Today is the winter solstice, and it is also Rush Day. If you are a Rush fan, you already know why. If not, I wrote about it last year, and I will link to that entry again because it still holds up. Shortest day of the year, longest night, and for Rush fans, 2112 Day. That combination alone is enough to make my brain start wandering, which is pretty much the entire point of these logs and possibly a design flaw.
The solstice is one of those rare moments where the universe does something noticeable on a human timescale. The Sun rises lower in the sky. The days shorten. The shadows stretch out like they are trying to escape. Then, after today, the pattern reverses. The light slowly starts coming back. This is not symbolic. It is measurable. Axial tilt. Orbital mechanics. Predictable to the minute, which is more than I can say for most human systems.
I think about this every year because it helps explain something that often gets oversimplified or mocked. Early humans were not stupid. They were observant. If your survival depended on crops growing, animals migrating, and not freezing to death, you paid very close attention to the sky. When the days kept getting shorter, colder, and darker, it probably looked like the Sun was dying. When that decline stopped and reversed, it looked like a victory worth celebrating. If that sounds familiar, it should. That basic story shows up all over human mythology.
From that perspective, ancient religions did not appear out of nowhere. They were attempts to explain and influence the most important force in a pre-scientific world. Humans did not worship the Sun because they were ignorant. They worshipped it because it controlled everything in their universe. Food. Warmth. Time. Survival. When your life expectancy is measured in decades and winter can kill you, you do not shrug at astronomy. You build rituals around it. After all, we are only immortal for a limited time.
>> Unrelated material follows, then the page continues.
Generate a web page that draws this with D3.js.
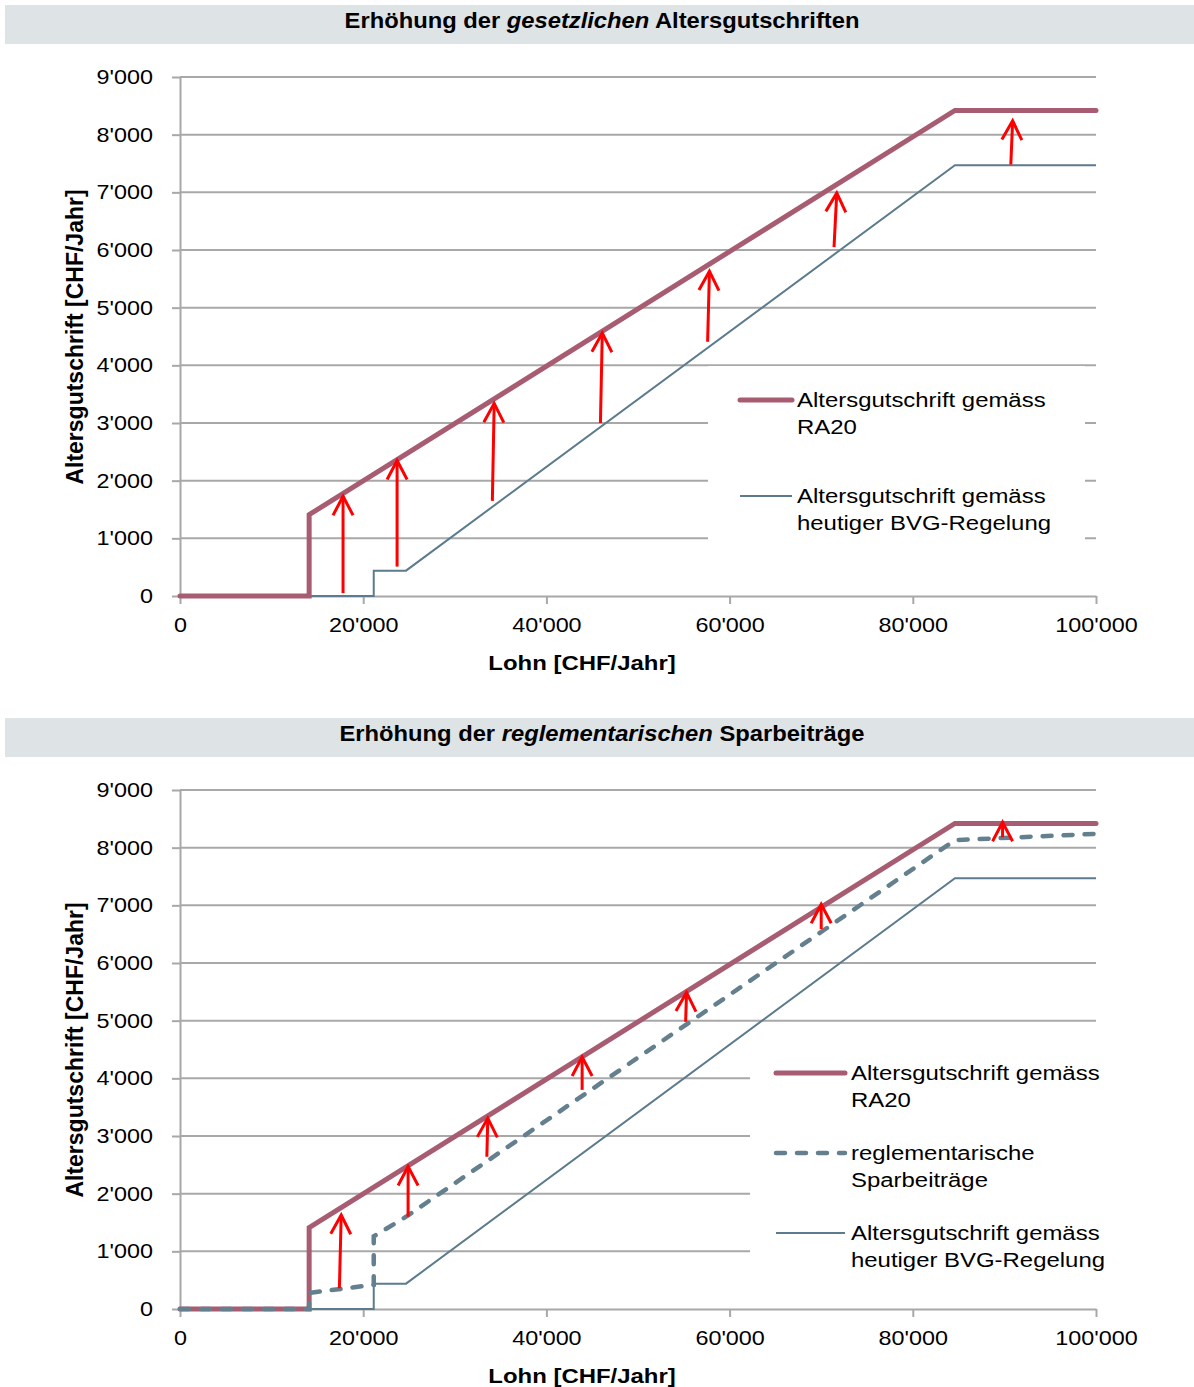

That is why structures like Stonehenge were not accidents. You do not haul massive stones across miles of terrain and line them up with solar events for fun. That is engineering, just without PowerPoint, forklifts, or project managers. Primitive by our standards, sure, but intentional. The same goes for pyramids, temples, and calendars across completely separate cultures. People noticed the same patterns and reached similar conclusions because they were all looking at the same sky.
What early belief systems offered were frameworks for understanding a world that felt dangerous, unpredictable, and often hostile. Stories helped people explain patterns, preserve knowledge, and pass down rules for survival long before science, writing, or formal education existed. Over time, some of those stories solidified into traditions, traditions into institutions, and institutions into systems of power. That transition, from shared explanation to enforced certainty, is usually where things start to get complicated, which humans are exceptionally good at.
This idea always reminds me of a TNG episode called Who Watches the Watchers. In it, a pre-warp civilization accidentally observes advanced Starfleet technology and begins interpreting it as divine intervention. Picard is very clear that this does not make them foolish. It makes them human. When people encounter forces they can observe but not yet explain, belief fills the gap. The episode treats that process with empathy, not ridicule, and makes the same point history does: understanding usually comes later.
This is also where my own perspective tends to diverge from modern religious movements, particularly the ones that treat belief as something to be enforced rather than explored. I have no trouble understanding why belief once played such an important role in helping people make sense of the world. Where I get uncomfortable is when belief is asked to take precedence over evidence in the present day. We have learned a lot since those early stories were first told. Science did not replace meaning, but it did give us better tools for understanding how things actually work. The solstice is a good example. It no longer inspires fear or mystery, but understanding it has not made it any less interesting. If anything, it has made it more impressive, at least to people who enjoy knowing how things work.
At the same time, I understand why so many people find meaning in tradition. Celebrating the return of light, gathering with family, sharing meals, and marking time together are deeply human things, and they connect us across cultures and centuries. Those rituals can be comforting, grounding, and genuinely joyful, especially when good food is involved. Where I personally start to hesitate is when belief hardens into certainty, and certainty starts driving decisions that ignore evidence or cause real harm. That balance matters to me, and I try to stay mindful of it.
There is also a quiet irony today that I enjoy. While we are marking the shortest day up here, Antarctica is experiencing its longest days of the year. Penguins are probably just as aware of that seasonal shift as any ancient human ever was, and likely better dressed for it. They live by rhythms and patterns that matter for survival, even if they do not write them down or build stone circles about them. And somewhere along the way, I like to imagine there are a few very serious penguin scientists quietly keeping track of it all. Further research is clearly required.
So today I will enjoy Rush Day, appreciate the turning of the planet, and quietly thank the scientists who helped us understand what is actually going on out there. The Sun did not die. It will continue to brighten our skies for a few billion more years. We just needed a few thousand years to figure that out.